Conocí
a MS en Mérida. Corría el verano de 1977. Coincidimos en el Lago de Proserpina.
La tarde era extremadamente calurosa. Ella era veinteañera, ojizarca, atractiva, y sobre
todo dejaba entrever un sosiego que invitaba a querer frecuentarla en cuanto te
separabas de ella. Yo frisaba en los cuarenta. Fueron dos años los que permanecí en Extremadura. Pero me consta que ella nunca me perdió la
pista e incluso que sigue siendo lectora de cuanto escribo. Así que he decidido
dedicarle algo relacionado con el ocio.
A los
romanos les repateaba el tiempo que empleaban los griegos disfrutando de
grandes reflexiones y largas parrafadas. No entendían el ocio de éstos y hasta
se mostraban desconfiados por lo que ellos consideraban una costumbre
perniciosa. Cincinato, por ejemplo, sólo dejaba la espada por el arado y Catón ponía el grito en el cielo cada
vez que caía en la cuenta de que para los griegos no existían los días
laborales.
A los
españoles de mi niñez, y ya no digamos nada a los de generaciones anteriores,
también les sonaba a chino la palabra ocio. No existían las vacaciones y a lo
máximo que se aspiraba era a frecuentar una playa donde les exigían a las
mujeres ponerse un albornoz que las dejaba como recién salidas de un baño
turco. Lo cual era ya un logro impensable lejos de cualquier punto costero.
Mi
primer viaje de placer lo hice yo montado en un tren carretas con destino
Cádiz-Córdoba.
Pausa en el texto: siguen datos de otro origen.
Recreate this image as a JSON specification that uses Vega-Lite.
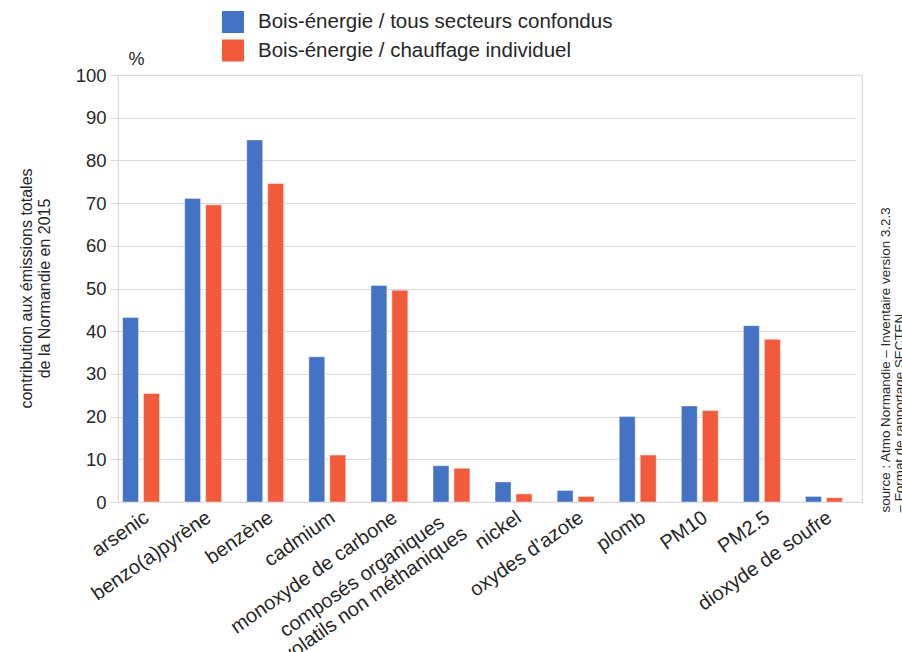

Andaba recién cumplidos los seis años y me lo pasé bomba dentro
de un vagón donde reinaba un ambiente que jamás he podido describir en
toda su amplitud. Lo primero que se nos aconsejaba es llegar a la estación con
una hora de antelación para ser de los primeros en coger asiento. Y, aún así,
había que ser muy rápido para no tener que viajar un gran trecho de pie y
mirando por unas de las ventanillas de un largo pasillo los campos yermos de
una España desolada.
El
tren, con bancos de madera enfrentados, era arrastrado por una máquina que se
sulfuraba en cuanto el camino se empinaba. Cestos y hatos llenaban el estante
de mallas de los equipajes y muchos se apilaban en el suelo; pues en los
vagones viajaban muchas mujeres que eran estraperlistas; es decir, se dedicaban
al tráfico del mercado negro y miraban desde su atalaya la llegada de los
guardias civiles.
Los
vendedores callejeros, de todas las edades, desfilaban por el vagón, ofreciendo
la venta de plátanos, frutos secos, pastas, pipas de girasol, dulces, billetes
de lotería, agua… Y sus pregones se hacían notar: Agua fresca. Tortas tiene
buenas. Oye, las avellanas. A mí me encantaban los mostachones de Utrera. En
Utrera hacíamos una larga parada para transbordar. Y la tediosa espera la
combatíamos comiendo las deliciosas tortas del lugar.
Durante
el viaje pasaba por delante nuestra toda una corte de los milagros: una mujer
ofreciendo peines que nadie compraba; un jorobado tocando un violín desafinado;
un trilero tratando de sacar rédito al juego de las tres cartas y los
innumerables vendedores de lotería. Llegábamos a Córdoba derrotados pero
contentos. Y dispuesto a disfrutar de los placeres de entonces en una ciudad
donde por aquel tiempo la estación estaba llena de miserables y las calles
abarrotadas de pedigüeños y de jornaleros sin trabajo en la campiña.
Al cabo
de varios días, y acabada las cortas vacaciones, regresábamos satisfechos a
nuestro lugar de origen y sin la menor muestra depresiva, falta de apetito o
padecimiento de insomnio por el regreso. Nuestra única preocupación, esto es,
las de mis padres, era poder ahorrar
cuatro perras para poder pagarnos, cuanto antes, un nuevo viaje a la tierra
donde vivía parte de nuestra familia.
Por tal
motivo, quedo sorprendido, un verano más, de quienes dicen tenerles miedo a la
depresión que puedan sufrir tras el regreso a sus lares, después de haber
viajado con las máximas comodidades. Recorriendo
Londres, París, Amsterdam…; o bien adentrándose
por el exotismo de Tailandia y quedando fascinados con Canadá. Y a la vuelta propalan
que tienen todos los males del mundo y que necesitan tratamiento sicológico.
Qué
sería de ellos, querida MS, si hubieran tenido que acceder al ocio, mediante
viajes como hacíamos mi familia y yo, o bien veraneando en el Lago de Proserpina,
donde te hallé en el verano de 1977.